While I’m not a huge San Diego Tribune fan (I do follow my Padres through them, though), there is one facet of the paper I’m definitely going to miss.
After 47 years at the San Diego paper, Padres beat writer Bill Center officially retired on Friday.
Friday’s chat began, “I'd like to start today's chat by saying thank you to every last one of you. Since we started doing the chats in 2008, these two hours each Friday have been some of my favorite times. For the moment, the chats and some other things will continue. Officially, this is my last day with the U-T . . . ending an official 47-year run. Again, thank you.”
I loved these Friday afternoon chats and actually began following them about two years ago. They usually began about 2 p.m. San Diego time (4 p.m. Iowa time) and I’d follow them at work. If I wasn’t able to catch it on Friday, you can always go back and catch the transcripts of it.
I think I even had one of my questions answered, about the Padres catching situation with Hundley and Rivera and the inevitability of Grandal’s return.
Where else can you gain such tidbits of knowledge and first-hand experience about our beloved Pares? Especially from such a font of knowledge.
After joining the San Diego Union staff in 1967, Center began his Padres coverage in 1983, serving as the team’s number two writer from 1906 until he became the lead Padres writer midway through the 2009 season.

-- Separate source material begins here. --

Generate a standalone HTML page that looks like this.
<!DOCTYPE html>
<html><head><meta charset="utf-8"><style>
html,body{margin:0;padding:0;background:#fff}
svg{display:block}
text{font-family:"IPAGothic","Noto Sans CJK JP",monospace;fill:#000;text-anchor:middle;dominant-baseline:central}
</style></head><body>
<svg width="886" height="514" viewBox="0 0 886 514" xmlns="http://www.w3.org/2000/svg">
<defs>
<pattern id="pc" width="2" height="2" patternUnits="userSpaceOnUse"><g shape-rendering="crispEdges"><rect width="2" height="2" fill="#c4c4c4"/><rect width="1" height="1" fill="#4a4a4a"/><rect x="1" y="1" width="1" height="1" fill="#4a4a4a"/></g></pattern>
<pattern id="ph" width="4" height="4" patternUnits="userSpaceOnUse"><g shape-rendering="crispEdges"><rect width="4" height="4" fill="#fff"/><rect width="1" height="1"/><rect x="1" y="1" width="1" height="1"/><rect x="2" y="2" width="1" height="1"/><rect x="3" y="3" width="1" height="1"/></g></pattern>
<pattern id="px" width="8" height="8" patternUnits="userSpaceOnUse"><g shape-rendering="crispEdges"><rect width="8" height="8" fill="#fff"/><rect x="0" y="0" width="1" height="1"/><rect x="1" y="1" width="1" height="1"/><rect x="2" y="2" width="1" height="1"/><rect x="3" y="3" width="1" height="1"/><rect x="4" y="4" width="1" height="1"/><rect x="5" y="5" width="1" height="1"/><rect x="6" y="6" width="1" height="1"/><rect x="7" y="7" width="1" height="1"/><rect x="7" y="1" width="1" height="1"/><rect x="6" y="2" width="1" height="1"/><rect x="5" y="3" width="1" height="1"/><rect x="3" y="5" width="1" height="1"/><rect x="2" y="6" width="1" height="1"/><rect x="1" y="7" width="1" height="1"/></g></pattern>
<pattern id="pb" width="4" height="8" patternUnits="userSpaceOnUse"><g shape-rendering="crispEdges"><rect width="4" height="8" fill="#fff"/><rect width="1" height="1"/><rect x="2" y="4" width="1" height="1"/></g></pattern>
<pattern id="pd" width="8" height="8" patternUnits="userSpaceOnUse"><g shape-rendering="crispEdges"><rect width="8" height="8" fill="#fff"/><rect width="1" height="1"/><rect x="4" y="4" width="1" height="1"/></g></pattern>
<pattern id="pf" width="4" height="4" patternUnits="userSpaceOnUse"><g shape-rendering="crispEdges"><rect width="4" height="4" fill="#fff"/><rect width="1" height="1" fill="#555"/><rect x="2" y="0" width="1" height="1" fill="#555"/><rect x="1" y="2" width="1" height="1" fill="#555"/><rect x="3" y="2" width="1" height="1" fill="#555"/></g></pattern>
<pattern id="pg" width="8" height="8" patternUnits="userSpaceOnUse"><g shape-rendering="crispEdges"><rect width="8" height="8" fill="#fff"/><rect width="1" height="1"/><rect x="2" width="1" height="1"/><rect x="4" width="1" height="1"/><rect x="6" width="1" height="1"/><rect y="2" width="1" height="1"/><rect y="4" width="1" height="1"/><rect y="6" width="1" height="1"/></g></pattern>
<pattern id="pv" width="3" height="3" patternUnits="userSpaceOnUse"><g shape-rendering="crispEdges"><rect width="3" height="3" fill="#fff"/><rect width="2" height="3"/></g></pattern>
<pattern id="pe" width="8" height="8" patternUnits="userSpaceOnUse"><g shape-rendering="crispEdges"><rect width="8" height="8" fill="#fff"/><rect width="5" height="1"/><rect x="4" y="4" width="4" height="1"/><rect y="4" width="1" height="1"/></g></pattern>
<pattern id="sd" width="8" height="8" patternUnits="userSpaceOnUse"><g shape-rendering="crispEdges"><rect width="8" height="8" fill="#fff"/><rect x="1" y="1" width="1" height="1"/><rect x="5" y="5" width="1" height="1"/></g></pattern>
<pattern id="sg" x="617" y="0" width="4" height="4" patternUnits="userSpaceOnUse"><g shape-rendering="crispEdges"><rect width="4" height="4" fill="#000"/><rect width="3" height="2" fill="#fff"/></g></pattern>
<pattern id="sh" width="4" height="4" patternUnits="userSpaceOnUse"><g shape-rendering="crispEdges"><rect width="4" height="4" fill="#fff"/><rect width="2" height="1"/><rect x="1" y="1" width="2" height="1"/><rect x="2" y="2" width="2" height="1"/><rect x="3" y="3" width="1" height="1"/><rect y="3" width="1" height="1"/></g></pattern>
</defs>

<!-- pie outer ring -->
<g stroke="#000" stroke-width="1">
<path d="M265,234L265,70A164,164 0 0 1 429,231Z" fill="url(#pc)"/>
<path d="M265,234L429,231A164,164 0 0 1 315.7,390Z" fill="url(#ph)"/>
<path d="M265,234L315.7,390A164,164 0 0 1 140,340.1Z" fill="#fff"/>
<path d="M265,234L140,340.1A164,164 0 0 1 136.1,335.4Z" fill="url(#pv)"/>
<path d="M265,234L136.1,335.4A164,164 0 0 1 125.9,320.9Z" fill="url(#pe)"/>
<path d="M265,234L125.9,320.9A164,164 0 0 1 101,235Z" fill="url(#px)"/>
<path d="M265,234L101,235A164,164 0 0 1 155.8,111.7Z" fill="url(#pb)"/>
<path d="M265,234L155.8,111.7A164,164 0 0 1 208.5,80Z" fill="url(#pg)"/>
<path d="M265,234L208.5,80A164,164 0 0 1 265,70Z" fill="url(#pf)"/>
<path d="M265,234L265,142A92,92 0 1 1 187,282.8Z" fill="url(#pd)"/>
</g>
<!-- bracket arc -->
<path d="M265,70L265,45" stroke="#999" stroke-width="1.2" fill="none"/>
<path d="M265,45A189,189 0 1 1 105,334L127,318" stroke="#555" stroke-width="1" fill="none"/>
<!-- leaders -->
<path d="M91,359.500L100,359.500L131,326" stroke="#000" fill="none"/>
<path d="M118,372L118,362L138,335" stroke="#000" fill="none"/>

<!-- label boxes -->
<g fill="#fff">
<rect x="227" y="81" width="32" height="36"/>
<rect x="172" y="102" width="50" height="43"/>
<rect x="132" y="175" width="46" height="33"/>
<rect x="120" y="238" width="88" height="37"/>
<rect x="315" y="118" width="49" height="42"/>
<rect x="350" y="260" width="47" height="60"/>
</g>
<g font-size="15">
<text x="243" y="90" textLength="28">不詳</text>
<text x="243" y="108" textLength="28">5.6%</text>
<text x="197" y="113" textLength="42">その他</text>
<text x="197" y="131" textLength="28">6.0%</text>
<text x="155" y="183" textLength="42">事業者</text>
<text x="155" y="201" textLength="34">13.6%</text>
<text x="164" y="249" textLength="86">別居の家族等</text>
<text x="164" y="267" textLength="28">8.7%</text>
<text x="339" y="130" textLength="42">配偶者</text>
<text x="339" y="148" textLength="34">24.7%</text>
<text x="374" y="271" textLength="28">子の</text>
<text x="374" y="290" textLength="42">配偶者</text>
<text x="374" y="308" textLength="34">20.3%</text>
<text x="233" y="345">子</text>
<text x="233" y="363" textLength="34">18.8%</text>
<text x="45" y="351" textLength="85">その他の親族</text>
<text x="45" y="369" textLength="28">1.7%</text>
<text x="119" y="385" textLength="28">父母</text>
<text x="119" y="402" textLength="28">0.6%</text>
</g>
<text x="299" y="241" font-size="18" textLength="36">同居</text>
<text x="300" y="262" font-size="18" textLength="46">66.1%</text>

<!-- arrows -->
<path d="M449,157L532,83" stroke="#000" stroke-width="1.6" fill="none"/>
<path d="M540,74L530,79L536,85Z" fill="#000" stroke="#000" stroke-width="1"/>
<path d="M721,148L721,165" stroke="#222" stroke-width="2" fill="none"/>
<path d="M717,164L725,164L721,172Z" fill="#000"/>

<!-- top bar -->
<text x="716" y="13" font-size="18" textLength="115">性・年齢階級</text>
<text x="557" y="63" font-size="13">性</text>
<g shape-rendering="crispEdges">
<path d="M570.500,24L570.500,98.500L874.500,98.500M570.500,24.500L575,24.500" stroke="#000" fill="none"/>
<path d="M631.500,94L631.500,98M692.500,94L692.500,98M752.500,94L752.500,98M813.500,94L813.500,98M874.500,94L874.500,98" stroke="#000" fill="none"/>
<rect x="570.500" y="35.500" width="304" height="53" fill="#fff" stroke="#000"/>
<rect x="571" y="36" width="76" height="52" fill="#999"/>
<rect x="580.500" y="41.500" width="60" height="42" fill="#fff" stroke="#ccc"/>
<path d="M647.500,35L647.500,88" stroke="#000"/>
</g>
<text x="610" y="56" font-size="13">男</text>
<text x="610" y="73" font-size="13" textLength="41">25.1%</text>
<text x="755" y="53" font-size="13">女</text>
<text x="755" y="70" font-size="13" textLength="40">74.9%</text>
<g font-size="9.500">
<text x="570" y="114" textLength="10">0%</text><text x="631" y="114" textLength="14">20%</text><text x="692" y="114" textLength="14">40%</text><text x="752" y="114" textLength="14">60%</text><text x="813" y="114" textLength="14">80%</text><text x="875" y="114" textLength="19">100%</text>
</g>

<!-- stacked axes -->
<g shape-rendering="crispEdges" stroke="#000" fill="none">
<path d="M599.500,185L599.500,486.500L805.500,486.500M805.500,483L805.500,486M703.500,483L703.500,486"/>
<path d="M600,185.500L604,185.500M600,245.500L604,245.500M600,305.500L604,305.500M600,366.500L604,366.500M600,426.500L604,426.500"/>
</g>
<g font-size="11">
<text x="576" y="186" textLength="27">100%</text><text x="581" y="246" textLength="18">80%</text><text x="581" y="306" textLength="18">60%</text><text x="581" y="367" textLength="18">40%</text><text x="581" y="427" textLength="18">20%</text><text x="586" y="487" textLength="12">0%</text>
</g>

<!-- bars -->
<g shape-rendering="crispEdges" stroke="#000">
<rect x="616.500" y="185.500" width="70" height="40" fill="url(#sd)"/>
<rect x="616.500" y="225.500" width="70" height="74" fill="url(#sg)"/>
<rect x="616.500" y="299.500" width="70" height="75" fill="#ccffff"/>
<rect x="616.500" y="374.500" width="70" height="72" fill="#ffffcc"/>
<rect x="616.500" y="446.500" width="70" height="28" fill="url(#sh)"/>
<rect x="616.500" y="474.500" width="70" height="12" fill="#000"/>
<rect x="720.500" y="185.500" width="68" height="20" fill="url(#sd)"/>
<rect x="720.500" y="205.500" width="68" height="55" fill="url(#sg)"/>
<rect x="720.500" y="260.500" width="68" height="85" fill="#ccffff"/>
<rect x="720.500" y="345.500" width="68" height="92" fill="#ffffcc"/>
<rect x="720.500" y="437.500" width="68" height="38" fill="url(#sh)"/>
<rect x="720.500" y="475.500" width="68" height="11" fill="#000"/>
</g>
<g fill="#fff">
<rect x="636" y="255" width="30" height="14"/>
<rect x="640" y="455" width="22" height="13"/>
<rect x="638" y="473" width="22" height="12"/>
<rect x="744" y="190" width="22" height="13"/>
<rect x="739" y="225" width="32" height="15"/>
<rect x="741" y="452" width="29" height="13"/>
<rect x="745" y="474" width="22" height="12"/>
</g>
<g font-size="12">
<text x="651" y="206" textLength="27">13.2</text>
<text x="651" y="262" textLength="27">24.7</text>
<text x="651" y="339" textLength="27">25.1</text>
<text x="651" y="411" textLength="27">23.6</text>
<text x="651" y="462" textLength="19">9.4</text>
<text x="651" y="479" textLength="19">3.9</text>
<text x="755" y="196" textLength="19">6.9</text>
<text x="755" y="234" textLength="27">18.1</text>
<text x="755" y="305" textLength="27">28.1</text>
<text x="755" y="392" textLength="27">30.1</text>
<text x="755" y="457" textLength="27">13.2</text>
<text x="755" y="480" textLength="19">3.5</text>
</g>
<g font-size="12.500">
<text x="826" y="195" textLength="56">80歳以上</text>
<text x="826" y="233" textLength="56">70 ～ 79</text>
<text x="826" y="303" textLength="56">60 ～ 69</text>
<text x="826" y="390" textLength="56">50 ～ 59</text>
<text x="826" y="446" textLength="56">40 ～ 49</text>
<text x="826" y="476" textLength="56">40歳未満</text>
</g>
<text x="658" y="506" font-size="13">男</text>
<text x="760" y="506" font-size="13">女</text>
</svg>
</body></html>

A San Diegan since 1950, as well as a San Diego State alum, Center admits to being one of the 23,000 fans in the stands for the Padres first major league game. Among his many Padres highlights was viewing a Padres game at Lane Field, the Padres first game at Westgate Park, the last game at Westgate Park, the first and last Padres games at San Diego Stadium, the first and last major league Padres games in Mission Valley and the first Padres game at Petco Park.
“I must admit I am a Padres fan,” Center said. “I once sold popcorn, ice cream and sodas while walking the stands as a concessionaire at Westgate Park. I don't regret a minute.”
Thanks for a great career, Bill. Hopefully the Tribune will let him continue these chats for many more years to come.